# SUPPLIED RECORDS
=====

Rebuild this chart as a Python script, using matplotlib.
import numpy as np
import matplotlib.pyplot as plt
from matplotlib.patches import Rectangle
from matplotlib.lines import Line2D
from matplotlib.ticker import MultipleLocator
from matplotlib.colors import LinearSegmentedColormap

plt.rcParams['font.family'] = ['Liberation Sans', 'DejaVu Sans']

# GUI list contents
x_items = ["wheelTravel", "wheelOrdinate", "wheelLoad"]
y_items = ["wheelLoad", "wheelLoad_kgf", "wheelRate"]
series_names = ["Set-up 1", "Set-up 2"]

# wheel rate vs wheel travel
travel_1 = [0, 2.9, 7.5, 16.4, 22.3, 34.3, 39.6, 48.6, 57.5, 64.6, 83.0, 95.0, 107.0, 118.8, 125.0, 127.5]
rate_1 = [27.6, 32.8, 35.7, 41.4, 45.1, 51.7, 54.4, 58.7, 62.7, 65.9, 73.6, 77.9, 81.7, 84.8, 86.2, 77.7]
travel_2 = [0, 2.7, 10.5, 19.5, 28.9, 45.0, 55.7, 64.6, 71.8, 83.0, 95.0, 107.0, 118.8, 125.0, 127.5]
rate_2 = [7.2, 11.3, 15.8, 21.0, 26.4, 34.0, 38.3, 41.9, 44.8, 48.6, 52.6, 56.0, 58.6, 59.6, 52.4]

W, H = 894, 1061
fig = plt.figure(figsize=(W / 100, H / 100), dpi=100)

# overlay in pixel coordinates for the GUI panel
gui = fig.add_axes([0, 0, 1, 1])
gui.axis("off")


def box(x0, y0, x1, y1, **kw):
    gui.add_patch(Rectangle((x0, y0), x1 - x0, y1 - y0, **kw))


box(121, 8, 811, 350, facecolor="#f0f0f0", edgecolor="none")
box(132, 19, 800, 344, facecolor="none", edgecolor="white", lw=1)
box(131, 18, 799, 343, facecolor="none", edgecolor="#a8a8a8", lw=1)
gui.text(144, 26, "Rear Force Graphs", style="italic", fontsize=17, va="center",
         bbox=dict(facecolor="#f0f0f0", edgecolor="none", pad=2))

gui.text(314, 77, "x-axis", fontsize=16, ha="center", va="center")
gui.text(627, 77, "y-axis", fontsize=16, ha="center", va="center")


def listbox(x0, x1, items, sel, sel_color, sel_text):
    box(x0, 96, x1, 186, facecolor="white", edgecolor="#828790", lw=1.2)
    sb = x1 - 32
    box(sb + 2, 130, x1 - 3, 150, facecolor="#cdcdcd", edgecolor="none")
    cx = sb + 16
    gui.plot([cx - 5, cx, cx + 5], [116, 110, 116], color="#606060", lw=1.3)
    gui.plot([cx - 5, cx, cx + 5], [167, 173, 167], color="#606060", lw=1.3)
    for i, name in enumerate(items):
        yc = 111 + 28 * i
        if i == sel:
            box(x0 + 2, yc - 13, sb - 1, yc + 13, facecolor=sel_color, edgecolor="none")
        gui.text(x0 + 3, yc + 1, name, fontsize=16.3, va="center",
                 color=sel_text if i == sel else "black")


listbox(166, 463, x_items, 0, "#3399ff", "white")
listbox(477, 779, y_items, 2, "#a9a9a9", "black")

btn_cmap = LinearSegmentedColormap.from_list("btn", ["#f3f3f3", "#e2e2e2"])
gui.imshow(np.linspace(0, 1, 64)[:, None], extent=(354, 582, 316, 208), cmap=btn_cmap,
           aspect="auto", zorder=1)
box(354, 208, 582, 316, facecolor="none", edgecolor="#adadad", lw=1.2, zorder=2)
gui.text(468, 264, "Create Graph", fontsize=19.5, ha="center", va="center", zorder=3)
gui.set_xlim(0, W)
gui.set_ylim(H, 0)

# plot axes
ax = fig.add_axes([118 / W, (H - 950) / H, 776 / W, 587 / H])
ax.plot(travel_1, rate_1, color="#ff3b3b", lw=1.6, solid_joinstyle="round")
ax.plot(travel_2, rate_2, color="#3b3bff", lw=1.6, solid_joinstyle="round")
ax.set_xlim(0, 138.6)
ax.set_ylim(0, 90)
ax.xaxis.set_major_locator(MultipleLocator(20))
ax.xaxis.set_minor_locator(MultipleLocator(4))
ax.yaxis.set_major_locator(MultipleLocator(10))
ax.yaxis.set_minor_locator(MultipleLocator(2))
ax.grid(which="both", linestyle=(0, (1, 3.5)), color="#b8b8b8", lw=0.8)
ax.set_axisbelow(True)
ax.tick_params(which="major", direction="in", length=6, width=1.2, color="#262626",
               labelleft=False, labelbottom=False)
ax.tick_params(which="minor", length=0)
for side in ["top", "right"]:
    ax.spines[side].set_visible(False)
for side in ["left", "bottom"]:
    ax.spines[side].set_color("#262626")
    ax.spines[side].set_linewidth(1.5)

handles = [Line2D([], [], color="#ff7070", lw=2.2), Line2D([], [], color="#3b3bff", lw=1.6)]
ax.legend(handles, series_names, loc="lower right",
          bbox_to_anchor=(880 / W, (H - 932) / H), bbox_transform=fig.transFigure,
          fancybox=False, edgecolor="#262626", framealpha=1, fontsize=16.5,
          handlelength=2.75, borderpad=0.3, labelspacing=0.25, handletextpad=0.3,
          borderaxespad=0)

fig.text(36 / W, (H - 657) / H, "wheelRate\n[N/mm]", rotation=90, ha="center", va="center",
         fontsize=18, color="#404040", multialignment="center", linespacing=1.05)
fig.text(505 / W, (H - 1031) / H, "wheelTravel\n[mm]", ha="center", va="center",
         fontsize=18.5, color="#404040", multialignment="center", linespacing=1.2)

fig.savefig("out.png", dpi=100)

=====

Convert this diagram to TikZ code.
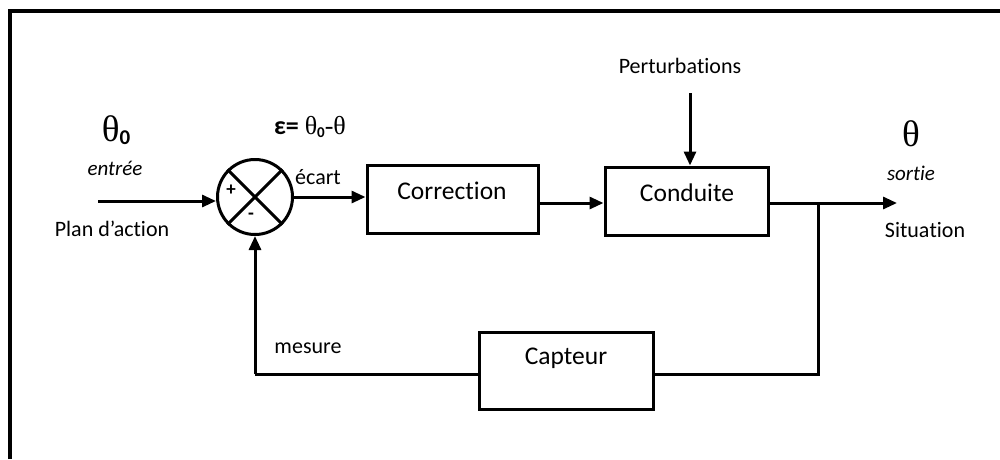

=====

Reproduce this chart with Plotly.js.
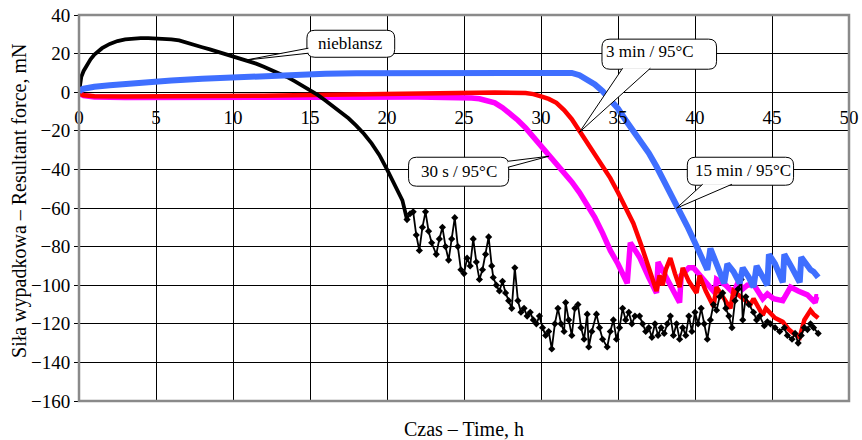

=====

# GIVEN PROBLEM
Return all lines of the material above in which the word "matplotlib" occurs.

# TASK RESULT
Rebuild this chart as a Python script, using matplotlib.
import matplotlib.pyplot as plt
from matplotlib.patches import Rectangle
from matplotlib.lines import Line2D
from matplotlib.ticker import MultipleLocator
from matplotlib.colors import LinearSegmentedColormap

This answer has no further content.